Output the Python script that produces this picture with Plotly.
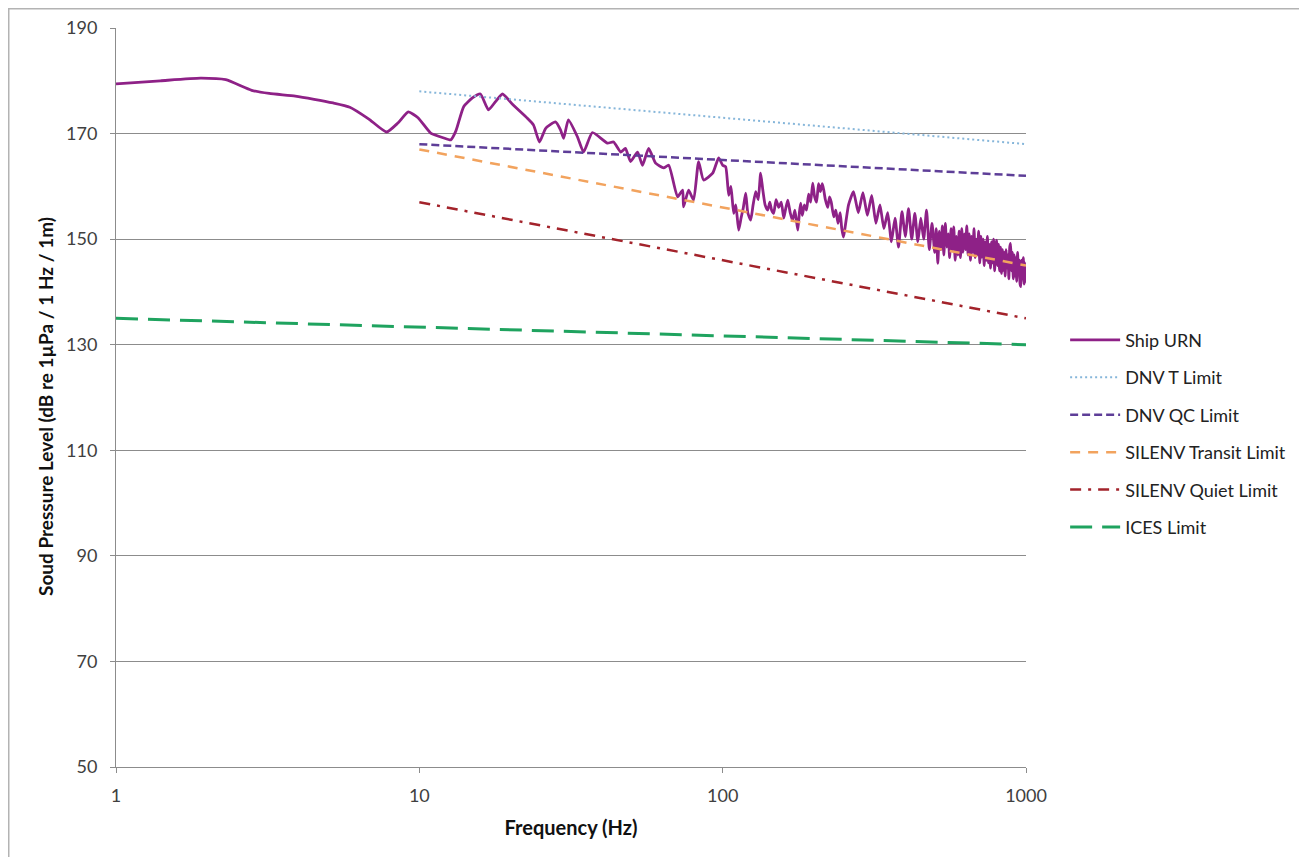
import plotly.graph_objects as go

# ---------------- data ----------------
ship_freq = [1, 1.4, 1.9, 2.3, 2.8, 3.2, 3.9, 4.5, 5.2, 5.9, 6.8, 7.8, 8.5, 9.2, 9.9,
             10.9, 12.0, 12.7, 13.2, 14.0, 15.0, 15.9, 16.9, 17.8, 18.8, 20.4, 22.7, 23.8, 24.9, 26.1,
             28.1, 29.2, 29.9, 31.0, 33.2, 34.8, 37.2, 41.7, 43.7, 46.1, 47.8, 49.7, 52.4, 54.4, 57.0,
             60.1, 63.9, 66.4, 71.0, 73.8, 74.3, 77.2, 80.2, 83.3, 86.5, 92.7, 97.0,
             100, 102.3, 104.7, 106.5, 108.7, 110.5, 112.9, 115, 117, 119.1, 121, 123.7, 126, 128.5, 131,
             133.4, 135.5, 138, 140.8, 143, 145, 147.3, 150, 153, 156, 159, 161, 163.9, 167, 170,
             173, 176.9, 179, 180.8, 183, 186, 189, 192, 195, 198.1, 201, 204, 207, 210, 213,
             215.4, 218, 222, 225, 228, 232.4, 236, 240, 244, 247,
             250, 260, 270, 280, 290, 300, 310, 320, 330, 340, 350, 360, 370, 380, 390,
             400, 410, 420, 430, 440, 450, 460, 470, 480, 490, 500,
             506, 512, 518, 524, 530, 536, 542, 548, 554, 560, 566, 572, 578, 584, 590,
             596, 602, 608, 614, 620, 626, 632, 638, 644, 650, 656, 662, 668, 674, 680,
             686, 692, 698, 704, 710, 716, 722, 728, 734, 740, 746, 752, 758, 764, 770,
             776, 782, 788, 794, 800, 806, 812, 818, 824, 830, 836, 842, 848, 854, 860,
             866, 872, 878, 884, 890, 896, 902, 908, 914, 920, 926, 932, 938, 944, 950,
             956, 962, 968, 974, 980, 986, 992, 998, 1000]
ship_spl = [179.4, 180.0, 180.5, 180.2, 178.2, 177.6, 177.1, 176.5, 175.8, 175.0, 172.8, 170.3, 172.0, 174.1, 173.0,
            170.1, 169.2, 168.8, 170.5, 175.1, 176.8, 177.5, 174.5, 176.0, 177.5, 175.4, 172.9, 171.6, 168.4, 171.0,
            172.2, 170.7, 169.1, 172.6, 169.4, 166.5, 170.2, 168.2, 168.4, 166.5, 167.2, 164.7, 166.5, 164.0, 167.2,
            164.4, 163.5, 164.0, 158.0, 159.3, 156.1, 159.3, 157.4, 164.7, 161.2, 162.5, 165.4,
            164.0, 163.7, 158.3, 160.0, 154.9, 156.5, 151.7, 154.0, 156.0, 158.7, 155.0, 153.6, 156.5, 159.0, 157.5,
            162.5, 159.5, 156.5, 155.5, 157.0, 155.5, 154.9, 157.5, 156.0, 157.0, 154.0, 155.5, 157.4, 155.0, 153.5,
            155.5, 151.7, 155.0, 156.8, 154.5, 156.5, 155.5, 158.5, 157.0, 160.6, 158.0, 157.0, 160.5, 159.0, 160.5,
            159.3, 157.5, 156.0, 158.0, 157.0, 154.2, 155.5, 153.0, 155.0, 152.0,
            150.4, 156.5, 159.0, 155.0, 158.8, 154.5, 158.3, 153.0, 156.5, 152.0, 155.0, 149.5, 154.0, 148.5, 155.2,
            150.5, 155.8, 150.0, 154.9, 149.5, 154.0, 150.0, 155.5, 148.0, 153.0, 147.5,
            152.0, 145.4, 151.5, 148.0, 152.5, 147.0, 153.0, 148.5, 151.0, 146.5, 152.0, 148.0, 152.3, 146.0, 150.5,
            147.0, 151.5, 146.5, 152.0, 147.5, 151.0, 148.0, 152.5, 147.0, 151.0, 146.0, 150.5, 147.5, 152.0, 146.5,
            150.0, 147.0, 151.5, 145.5, 150.5, 146.6, 150.0, 145.0, 149.5, 146.0, 150.5, 145.5, 149.0, 144.5, 149.5,
            145.5, 150.0, 144.0, 148.5, 149.8, 145.0, 149.0, 144.0, 148.5, 143.5, 148.0, 144.1, 147.5, 143.0, 148.0,
            144.5, 147.0, 142.5, 148.5, 149.2, 144.0, 147.5, 142.5, 147.0, 143.0, 146.5, 142.0, 147.5, 143.5, 146.0,
            141.5, 141.0, 146.0, 142.5, 146.5, 141.5, 145.5, 142.0, 144.0]

limit_freq = [10, 1000]
dnv_t = [178, 168]
dnv_qc = [168, 162]
silenv_transit = [167, 145]
silenv_quiet = [157, 135]
ices_freq = [1, 1000]
ices = [135, 130]

y_ticks = [50, 70, 90, 110, 130, 150, 170, 190]
x_ticks = [1, 10, 100, 1000]

# ---------------- figure ----------------
fig = go.Figure()
fig.add_trace(go.Scatter(x=ship_freq, y=ship_spl, mode="lines", name="Ship URN",
                         legendgroup="a",
                         line=dict(color="#8E2187", width=2.8, shape="spline", smoothing=0.5)))
fig.add_trace(go.Scatter(x=limit_freq, y=dnv_t, mode="lines", name="DNV T Limit",
                         legendgroup="b",
                         line=dict(color="#86B6DA", width=2, dash="2px,3px")))
fig.add_trace(go.Scatter(x=limit_freq, y=dnv_qc, mode="lines", name="DNV QC Limit",
                         legendgroup="c",
                         line=dict(color="#5E3E98", width=2.5, dash="8px,4px")))
fig.add_trace(go.Scatter(x=limit_freq, y=silenv_transit, mode="lines", name="SILENV Transit Limit",
                         legendgroup="d",
                         line=dict(color="#F2A35E", width=2.5, dash="10px,8px")))
fig.add_trace(go.Scatter(x=limit_freq, y=silenv_quiet, mode="lines", name="SILENV Quiet Limit",
                         legendgroup="e",
                         line=dict(color="#A3232B", width=2.5, dash="11px,7px,3px,7px")))
fig.add_trace(go.Scatter(x=ices_freq, y=ices, mode="lines", name="ICES Limit",
                         legendgroup="f",
                         line=dict(color="#1FA35F", width=3, dash="22px,10px")))

PL, PT, PW, PH = 108, 20, 910, 739   # plot area in figure pixels

fig.update_layout(
    width=1307, height=857,
    margin=dict(l=PL, r=1307 - PL - PW, t=PT, b=857 - PT - PH, autoexpand=False),
    paper_bgcolor="white", plot_bgcolor="white",
    font=dict(family="Lato", size=18, color="#222"),
    showlegend=True,
    legend=dict(x=1.043, y=0.6025, xanchor="left", yanchor="top",
                font=dict(family="Lato", size=18, color="#222"),
                tracegroupgap=11, itemwidth=50, bgcolor="rgba(0,0,0,0)"),
    xaxis=dict(type="log", range=[0, 3], tickvals=x_ticks, ticktext=[str(v) for v in x_ticks],
               showgrid=False, showline=True, linecolor="#8c8c8c", linewidth=1,
               ticks="outside", ticklen=5, tickcolor="#8c8c8c", ticklabelstandoff=7,
               tickfont=dict(family="Lato", size=18, color="#404040"),
               title=dict(text="<b>Frequency (Hz)</b>", font=dict(family="Lato", size=20, color="#111"),
                          standoff=16),
               automargin=False, zeroline=False),
    yaxis=dict(range=[50, 190], tickvals=y_ticks,
               showgrid=True, gridcolor="#8c8c8c", gridwidth=1,
               showline=True, linecolor="#8c8c8c", linewidth=1,
               ticks="outside", ticklen=5, tickcolor="#8c8c8c", ticklabelstandoff=9,
               tickfont=dict(family="Lato", size=18, color="#404040"),
               automargin=False, zeroline=False),
)

# y-axis title placed as an annotation for exact positioning
fig.add_annotation(text="<b>Soud Pressure Level (dB re 1µPa / 1 Hz / 1m)</b>",
                   xref="paper", yref="paper", x=(37 - PL) / PW, y=1 - (399 - PT) / PH,
                   xanchor="center", yanchor="middle", textangle=-90, showarrow=False,
                   font=dict(family="Lato", size=19, color="#111"))

# outer chart frame (extends past right and bottom edges)
fig.add_shape(type="rect", xref="paper", yref="paper",
              x0=(0.5 - PL) / PW, x1=1.5, y0=-0.5, y1=1 + (PT - 0.5) / PH,
              line=dict(color="#b3b3b3", width=2), fillcolor="rgba(0,0,0,0)", layer="below")

fig.write_html("out.html")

-- Goal --
Leave out any pictures and return exactly the lines from the beginning of the data through the line with "import plotly.graph_objects as go", inclusive.

-- Output of the task --
Output the Python script that produces this picture with Plotly.
import plotly.graph_objects as go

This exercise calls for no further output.